For me, alas, the OED definition falls short. The ‘God’ of those august pages does not allow for the manifold gods or prophets, still actively protected and aggressively promoted by blasphemy laws and regulations worldwide. In truth, it is the rights and properties of religious hierarchies that are protected… but, forgive me, we are trembling again on the familiar edge of another digression.

There is a further presumption in the OED definition: a belief in ‘God’ is taken for granted. No room for nuance, not even in ‘impious irreverence’. For me to say that your god, however you understand that being to be, and whom I do not revere, does not exist is not a blasphemous act. Not in my book. Not in my blog. How in hell can I profane a god that does not exist in my understanding of the universe? – and if I don’t believe in a god or the (very) selective teachings and translations of priests and prophets, of organisations and theocracies, then there can be no logical basis for blasphemy by those outside of a faith, either deliberate or accidental.
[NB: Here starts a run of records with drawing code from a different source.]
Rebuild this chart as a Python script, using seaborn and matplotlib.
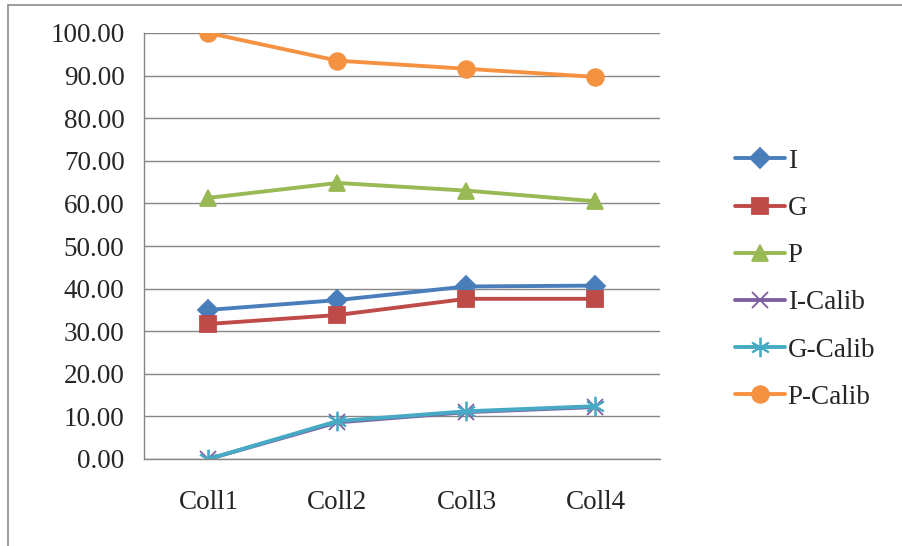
import pandas as pd
import matplotlib.pyplot as plt
import matplotlib.lines as mlines
import seaborn as sns

cols = ['Coll1', 'Coll2', 'Coll3', 'Coll4']
series = ['I', 'G', 'P', 'I-Calib', 'G-Calib', 'P-Calib']
val_i = [35.0, 37.3, 40.5, 40.7]
val_g = [31.7, 33.8, 37.6, 37.6]
val_p = [61.3, 64.8, 63.0, 60.5]
val_ic = [0.0, 8.6, 11.0, 12.2]
val_gc = [0.0, 8.9, 11.2, 12.4]
val_pc = [100.0, 93.5, 91.6, 89.7]

colors = ['#4A7EBB', '#BE4B48', '#98B954', '#7D60A0', '#46AAC5', '#F59242']
marks = ['D', 's', '^', 'x', (6, 2, 0), 'o']
msizes = [10, 11, 11, 12, 14, 12]

rows = []
for name, vals in zip(series, [val_i, val_g, val_p, val_ic, val_gc, val_pc]):
    for c, v in zip(cols, vals):
        rows.append({'col': c, 'value': v, 'series': name})
df = pd.DataFrame(rows)

sns.set_style('white')
plt.rcParams['font.family'] = ['Liberation Serif', 'DejaVu Serif']

fig = plt.figure(figsize=(9.03, 5.46), dpi=100)
ax = fig.add_axes([144 / 903, 1 - 459 / 546, (660 - 144) / 903, (459 - 33) / 546])

for name, c, m, ms in zip(series, colors, marks, msizes):
    sub = df[df['series'] == name]
    sns.lineplot(data=sub, x='col', y='value', color=c, marker=m, markersize=ms,
                 markeredgecolor=c, markerfacecolor=c, markeredgewidth=1.3,
                 linewidth=2.8, label=name, ax=ax, sort=False)

ax.set_ylim(0, 100)
ax.set_xlim(-0.5, 3.5)
ax.set_yticks(range(0, 101, 10))
ax.set_yticklabels([f'{v:.2f}' for v in range(0, 101, 10)])
ax.set_xticks([0, 1, 2, 3])
ax.set_xticklabels(cols)
ax.set_xticks([-0.5, 0.5, 1.5, 2.5, 3.5], minor=True)
ax.tick_params(axis='x', which='major', length=0, pad=22, labelsize=19.5)
ax.tick_params(axis='x', which='minor', length=7, width=1, color='#868686', direction='out')
ax.tick_params(axis='y', length=7, width=1, color='#868686', direction='out', pad=7, labelsize=19.5)
ax.set_xlabel('')
ax.set_ylabel('')
ax.grid(True, axis='y', color='#868686', linewidth=1)
ax.set_axisbelow(True)
for s in ['top', 'right']:
    ax.spines[s].set_visible(False)
for s in ['left', 'bottom']:
    ax.spines[s].set_color('#868686')
    ax.spines[s].set_linewidth(1)

handles, labels = ax.get_legend_handles_labels()
ax.legend(handles, labels, loc='upper left', bbox_to_anchor=(724 / 903, 1 - 138 / 546),
          bbox_transform=fig.transFigure, frameon=False, fontsize=19.5,
          labelspacing=0.82, handlelength=1.85, handletextpad=0.1, borderaxespad=0)

fig.add_artist(mlines.Line2D([8 / 903, 1], [1 - 5 / 546, 1 - 5 / 546],
                             transform=fig.transFigure, color='#8c8c8c', lw=1.2))
fig.add_artist(mlines.Line2D([8 / 903, 8 / 903], [0, 1 - 5 / 546],
                             transform=fig.transFigure, color='#8c8c8c', lw=1.2))

fig.savefig('out.png', dpi=100)
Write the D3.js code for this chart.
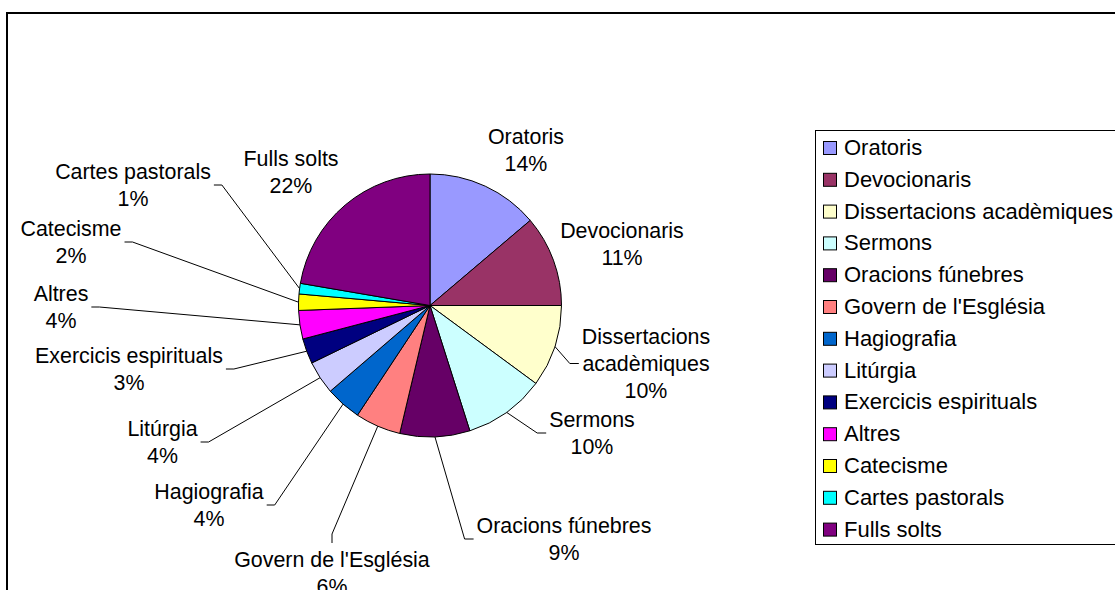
<!DOCTYPE html>
<html>
<head>
<meta charset="utf-8">
<script src="https://cdn.jsdelivr.net/npm/d3@7"></script>
<style>
  html, body { margin: 0; padding: 0; background: #fff; }
  svg { display: block; }
  text { font-family: "Liberation Sans", Arial, sans-serif; fill: #000; }
</style>
</head>
<body>
<svg id="chart" width="1115" height="590"></svg>
<script>
// ---- data ----
const categories = [
  "Oratoris", "Devocionaris", "Dissertacions acadèmiques", "Sermons",
  "Oracions fúnebres", "Govern de l'Església", "Hagiografia", "Litúrgia",
  "Exercicis espirituals", "Altres", "Catecisme", "Cartes pastorals", "Fulls solts"
];
const values = [13.8, 11.2, 10.1, 10.0, 8.6, 5.6, 4.4, 4.1, 3.1, 3.5, 2.0, 1.3, 22.3];
const colors = [
  "#9999FF", "#993366", "#FFFFCC", "#CCFFFF", "#660066", "#FF8080", "#0066CC",
  "#CCCCFF", "#000080", "#FF00FF", "#FFFF00", "#00FFFF", "#800080"
];
// label text lines (category name split as in the picture)
const labelLines = [
  ["Oratoris"], ["Devocionaris"], ["Dissertacions", "acadèmiques"], ["Sermons"],
  ["Oracions fúnebres"], ["Govern de l'Església"], ["Hagiografia"], ["Litúrgia"],
  ["Exercicis espirituals"], ["Altres"], ["Catecisme"], ["Cartes pastorals"], ["Fulls solts"]
];

// ---- layout ----
const W = 1115, H = 590;
const cx = 430, cy = 305.5, R = 131.5;
const labelFont = 21.4, legendFont = 22, lineH = 27;
// label placement: center x, first baseline y, leader side
const labelPos = [
  {x: 526, y: 144, side: "none"},
  {x: 622, y: 238, side: "none"},
  {x: 646, y: 344, side: "right"},
  {x: 592, y: 427, side: "right"},
  {x: 564, y: 533, side: "right"},
  {x: 332, y: 567, side: "below"},
  {x: 209, y: 499, side: "left"},
  {x: 162.5, y: 436, side: "left"},
  {x: 129, y: 363, side: "left"},
  {x: 61, y: 301, side: "left"},
  {x: 71, y: 236, side: "left"},
  {x: 133, y: 179, side: "left"},
  {x: 291, y: 166, side: "none"}
];

const svg = d3.select("#chart");
svg.append("rect").attr("width", W).attr("height", H).attr("fill", "#fff");

// outer chart frame
svg.append("rect")
  .attr("x", 7).attr("y", 13).attr("width", 1200).attr("height", 700)
  .attr("fill", "none").attr("stroke", "#000").attr("stroke-width", 2);

const total = d3.sum(values);
const pie = d3.pie().sort(null).value(d => d).startAngle(0).endAngle(2 * Math.PI);
const arcs = pie(values);
const arc = d3.arc().innerRadius(0).outerRadius(R);
const edgeArc = d3.arc().innerRadius(R).outerRadius(R);

const g = svg.append("g").attr("transform", `translate(${cx},${cy})`);
g.selectAll("path.slice")
  .data(arcs)
  .join("path")
  .attr("class", "slice")
  .attr("d", arc)
  .attr("fill", (d, i) => colors[i])
  .attr("stroke", "#000")
  .attr("stroke-width", 1)
  .attr("stroke-linejoin", "round");

// labels
const labelsG = svg.append("g");
const leadersG = svg.append("g");
arcs.forEach((d, i) => {
  const p = labelPos[i];
  const lines = labelLines[i].concat([Math.round(values[i] / total * 100) + "%"]);
  const t = labelsG.append("text")
    .attr("text-anchor", "middle")
    .style("font-size", labelFont + "px");
  lines.forEach((ln, k) => {
    t.append("tspan").attr("x", p.x).attr("y", p.y + k * lineH).text(ln);
  });
  let maxW = 0;
  t.selectAll("tspan").each(function () {
    maxW = Math.max(maxW, this.getComputedTextLength());
  });
  if (p.side === "none") return;
  const c = edgeArc.centroid(d);
  const sx = cx + c[0], sy = cy + c[1];
  const lastBase = p.y + (lines.length - 1) * lineH;
  const midY = (p.y - 17 + lastBase + 2) / 2;
  let pts;
  if (p.side === "left") {
    const ex = p.x + maxW / 2 + 3;
    pts = [[sx, sy], [ex + 8, midY], [ex, midY]];
  } else if (p.side === "right") {
    const ex = p.x - maxW / 2 - 3;
    pts = [[sx, sy], [ex - 9, midY], [ex, midY]];
  } else {
    const ey = p.y - 24;
    pts = [[sx, sy], [p.x, ey - 9], [p.x, ey]];
  }
  leadersG.append("path")
    .attr("d", d3.line()(pts))
    .attr("fill", "none")
    .attr("stroke", "#000")
    .attr("stroke-width", 1);
});

// legend
const lg = svg.append("g");
lg.append("rect")
  .attr("x", 815.5).attr("y", 130.5).attr("width", 400).attr("height", 414)
  .attr("fill", "#fff").attr("stroke", "#000").attr("stroke-width", 1);
const rowH = 31.8, firstBase = 155;
categories.forEach((name, i) => {
  const by = firstBase + i * rowH;
  lg.append("rect")
    .attr("x", 823.5).attr("y", by - 13.5).attr("width", 13).attr("height", 13)
    .attr("fill", colors[i]).attr("stroke", "#000").attr("stroke-width", 1);
  lg.append("text")
    .attr("x", 844).attr("y", by)
    .style("font-size", legendFont + "px")
    .text(name);
});
</script>
</body>
</html>
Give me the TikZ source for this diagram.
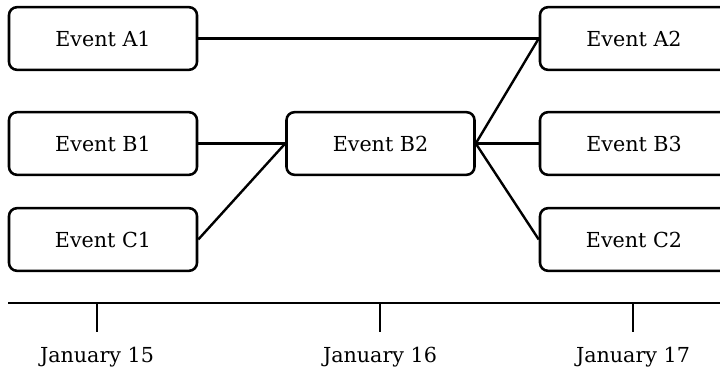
\documentclass[tikz,border=0pt]{standalone}
\usepackage{fontspec}
\setmainfont{DejaVu Serif}
\begin{document}
\begin{tikzpicture}[x=0.75pt,y=0.75pt,
  evbox/.style={draw, line width=1.9pt, rounded corners=6pt, minimum width=141pt, minimum height=47pt, font=\fontsize{15.5}{18}\selectfont, fill=white},
  conn/.style={line width=1.8pt},
  datelbl/.style={font=\fontsize{15.5}{18}\selectfont}]
\useasboundingbox (0,0) rectangle (720,372);
\node[evbox] (A1) at (103,333.5) {Event A1};
\node[evbox] (B1) at (103,228.5) {Event B1};
\node[evbox] (C1) at (103,132.5) {Event C1};
\node[evbox] (B2) at (380.5,228.5) {Event B2};
\node[evbox] (A2) at (634,333.5) {Event A2};
\node[evbox] (B3) at (634,228.5) {Event B3};
\node[evbox] (C2) at (634,132.5) {Event C2};
\draw[conn] (A1.east) -- (A2.west);
\draw[conn] (B1.east) -- (B2.west);
\draw[conn] (C1.east) -- (B2.west);
\draw[conn] (B2.east) -- (A2.west);
\draw[conn] (B2.east) -- (B3.west);
\draw[conn] (B2.east) -- (C2.west);
\coordinate (tl0) at (8,69);
\coordinate (tl1) at (722,69);
\draw[conn] (tl0) -- (tl1);
\coordinate (t1) at (97,69);
\coordinate (t2) at (380,69);
\coordinate (t3) at (633,69);
\coordinate (t1b) at (97,40);
\coordinate (t2b) at (380,40);
\coordinate (t3b) at (633,40);
\draw[conn] (t1) -- (t1b);
\draw[conn] (t2) -- (t2b);
\draw[conn] (t3) -- (t3b);
\node[datelbl] (d1) at (97,15) {January 15};
\node[datelbl] (d2) at (380,15) {January 16};
\node[datelbl] (d3) at (633,15) {January 17};
\end{tikzpicture}
\end{document}
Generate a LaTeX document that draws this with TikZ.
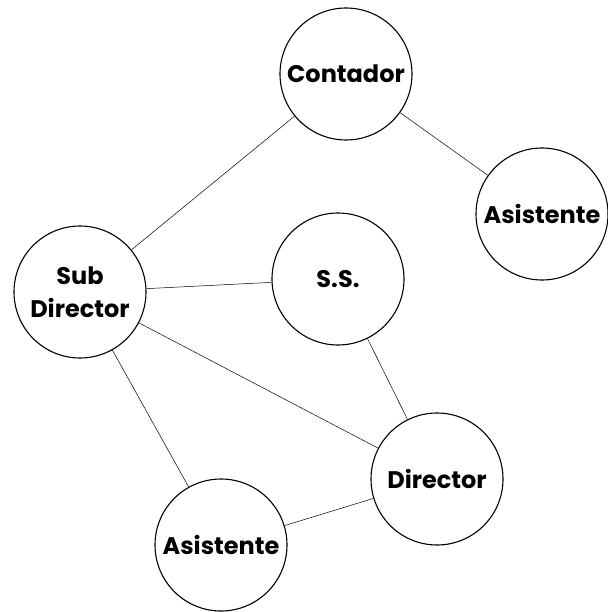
\documentclass[tikz,border=0pt]{standalone}
\usepackage{fontspec}
\setmainfont{Poppins}
\begin{document}
\begin{tikzpicture}[x=1pt,y=-1pt,
  role/.style={circle,draw=black,line width=1.1pt,minimum size=132pt,inner sep=0pt,
    align=center,font=\fontsize{24}{33}\selectfont\bfseries},
  link/.style={draw=black,line width=0.5pt}]
  \useasboundingbox (0,0) rectangle (607,612);
  \node[role] (cont) at (346,74) {Contador};
  \node[role] (asr) at (542,214) {Asistente};
  \node[role] (sub) at (80,292) {Sub\\Director};
  \node[role] (ss) at (338,279) {S.S.};
  \node[role] (dir) at (437,479) {Director};
  \node[role] (asb) at (221,545) {Asistente};
  \draw[link] (cont) -- (sub);
  \draw[link] (cont) -- (asr);
  \draw[link] (sub) -- (ss);
  \draw[link] (sub) -- (dir);
  \draw[link] (sub) -- (asb);
  \draw[link] (ss) -- (dir);
  \draw[link] (dir) -- (asb);
\end{tikzpicture}
\end{document}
If you wake up one morning and you no longer believe you should be free to express that conviction. But that way lies freedom of expression.

 In March 2016 a special U.N. investigator on freedom of religion or belief called for the universal repeal of blasphemy laws, saying that they restrict freedom of expression and promote hatred of and intolerance toward minority religions.

‘Blasphemy’ then is the ‘what if’ word I would remove. An overworked word that has been cultivated in corruption and lies. A word which, despite pretensions to the moral high ground, allows and facilitates the removal of opposition without the need for coherent thought. It is a Christian word, a Muslim word, a Sikh word. It’s not in the Buddhist vocabulary but they too have felt the dull weight of its charge.

Back at the dinner table the ‘what if’ game was abandoned and, in other words, conversation moved on.

Since then though, I have noticed ‘blasphemy’, ‘blasphemous’, ‘blasphemer’, ‘blasphemed’ et cetera almost every time I open a newspaper or magazine. Or so it seems. It may well be that the word is in the world news far too often (which it is) but there’s another word-thing going on here: the Baader-Meinhof Phenomenon is in effect.


In West Germany, in 1970, a militant, revolutionary left wing group was formed. Identified as the Baader-Meinhof Gang (later known as the Red Army Faction) after Andreas Baader and Ulrike Meinhof two members of the group. Convinced by the righteousness of their cause they committed acts of violence and murder to persuade non-believers to the RAF‘s improving point of view. Baader and Meinhof died in prison in an apparent suicide pact in 1977. Their influence on language could not have been suspected. At least not in this form.

The ‘Baader-Meinhof Phenomenon’ is the name given to that occasional effect when you become aware of something and then see it time and time again. Also now called a ‘frequency illusion’, the effect has been around for more years than anyone alive can remember, but, apparently, not given a proper name until 1995. Quite why it was assigned a terrorist ID as classification can only be guessed at. It seems likely to have been coined by someone who had recently noticed a random reference to the double-barrelled ‘Baader-Meinhof’ and, by the time of coinage, kept spotting it all over the place. It’s as good an etymological theory  as many.

Now I wonder if my newly discredited blasphemy will also leap out at you from haphazard pages and screens. And, if it does, will your mind connect, unbidden, to the Baader-Meinhof.

Finally, let me assure you, sincerely, that any link herein between ‘blasphemy’ and terrorism is purely incidental. Isn’t it?